Front Genet. 2025 Jan 8:15:1464976. doi: 10.3389/fgene.2024.1464976. eCollection 2024.

Abstract

Cysteine S-carboxyethylation, a novel post-translational modification (PTM), plays a critical role in the pathogenesis of autoimmune diseases, particularly ankylosing spondylitis. Accurate identification of S-carboxyethylation modification sites is essential for elucidating their functional mechanisms. Unfortunately, there are currently no computational tools that can accurately predict these sites, posing a significant challenge to this area of research. In this study, we developed a new deep learning model, DLBWE-Cys, which integrates CNN, BiLSTM, Bahdanau attention mechanisms, and a fully connected neural network (FNN), using Binary-Weight encoding specifically designed for the accurate identification of cysteine S-carboxyethylation sites. Our experimental results show that our model architecture outperforms other machine learning and deep learning models in 5-fold cross-validation and independent testing. Feature comparison experiments confirmed the superiority of our proposed Binary-Weight encoding method over other encoding techniques. t-SNE visualization further validated the model's effective classification capabilities. Additionally, we confirmed the similarity between the distribution of positional weights in our Binary-Weight encoding and the allocation of weights in attentional mechanisms. Further experiments proved the effectiveness of our Binary-Weight encoding approach. Thus, this model paves the way for predicting cysteine S-carboxyethylation modification sites in protein sequences. The source code of DLBWE-Cys and experiments data are available at: https://github.com/ztLuo-bioinfo/DLBWE-Cys.

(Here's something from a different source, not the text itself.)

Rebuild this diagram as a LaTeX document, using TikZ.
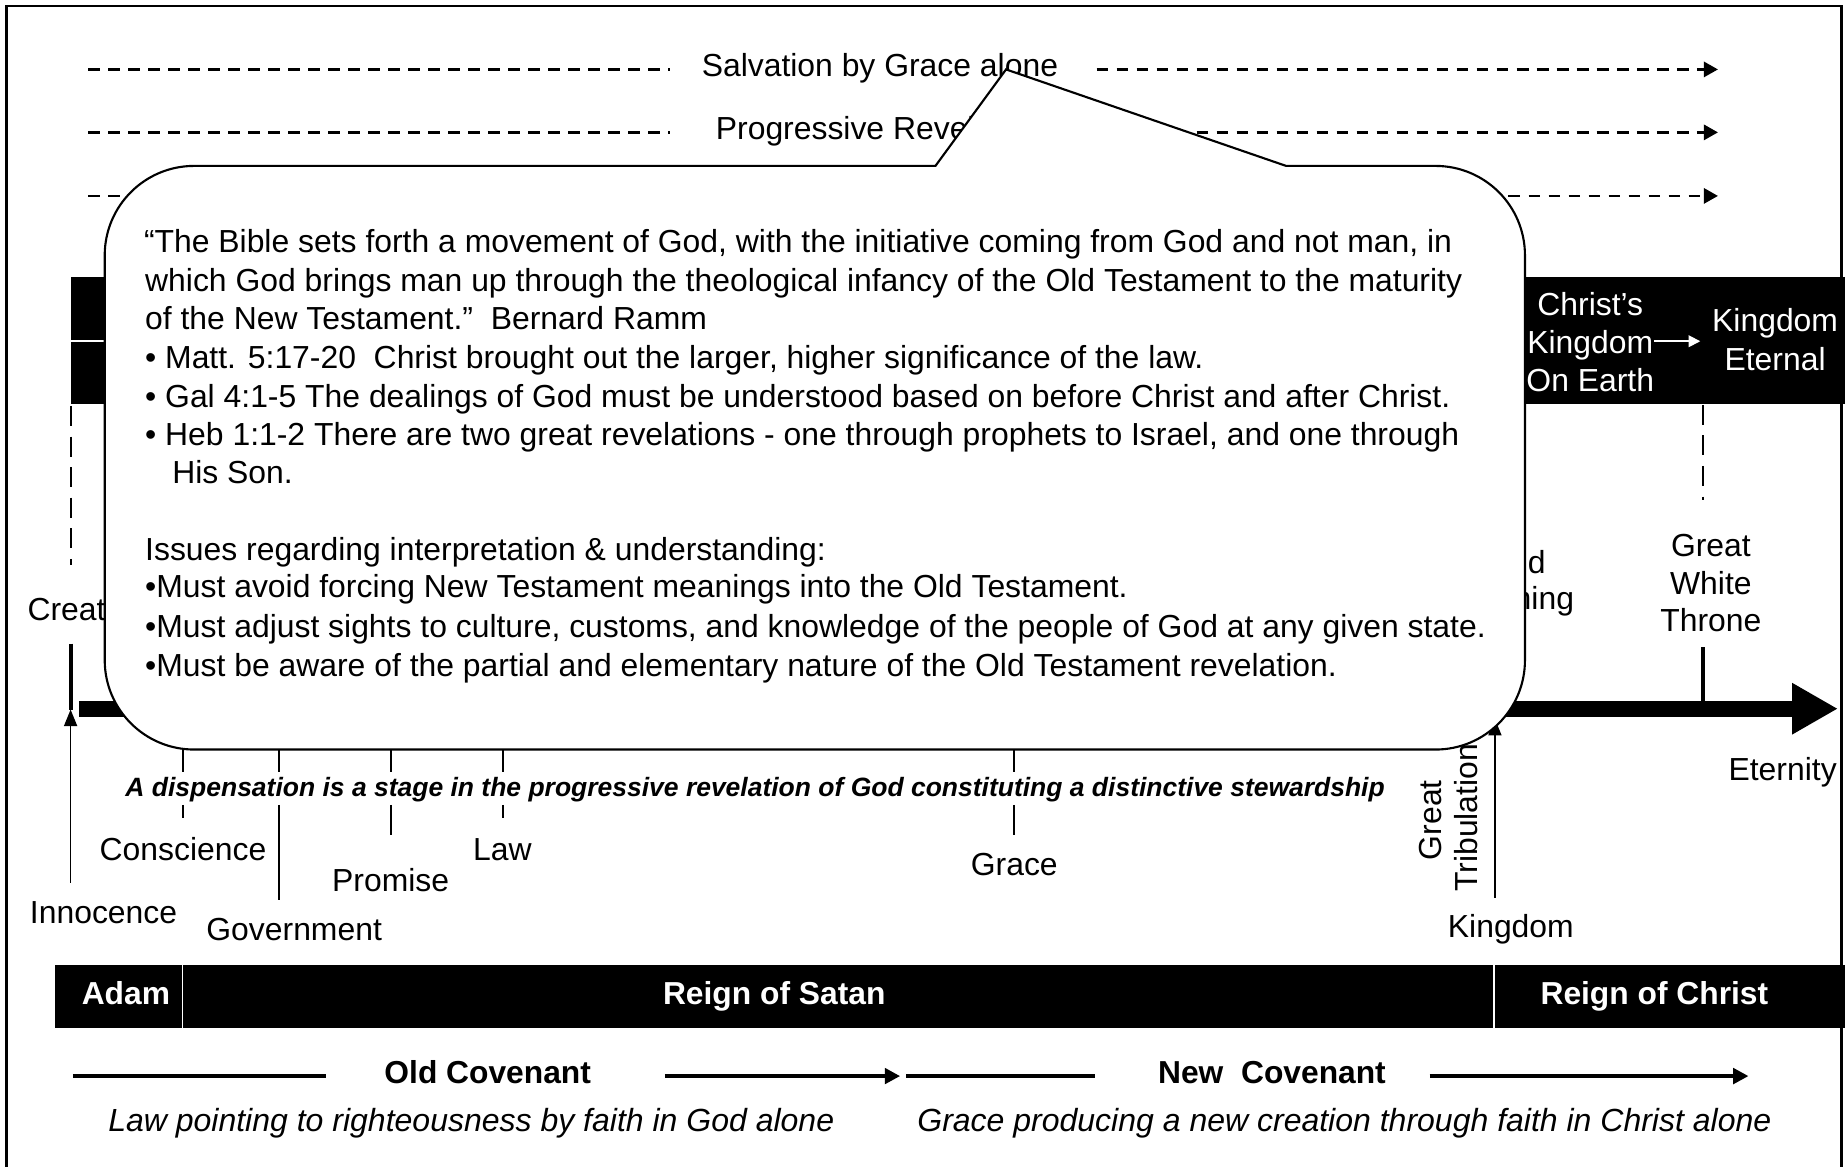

Keywords: S-carboxyethylation; bahdanau attention mechanism; binary-weight encoding; deep learning; post-translational modification.

Grants and funding

The author(s) declare that financial support was received for the research, authorship, and/or publication of this article. This work has been supported by the National Natural Science Foundation of China (U24A20370, 31771679, 62306008, 62301006, 62062043, 32270789), the Major Scientific and Technological Projects in Anhui Province, China (2023n06020051), the Natural Science Foundation of Anhui, China (2308085MF217), the Natural Science Research Project of the Anhui Provincial Department of Education (KJ2021A1550, 2022AH050889, 2023AH051020), the University Synergy Innovation Program of Anhui Province (GXXT-2022-046, GXXT-2022-055, GXXT-2022-040), the National Key Research and Development Program (2023YFD1802200), the Science and Technology Research Project of the Jiangxi Provincial Department of Education (GJJ2201038), and the Jingdezhen Science and Technology Plan Project (2023GY001-02).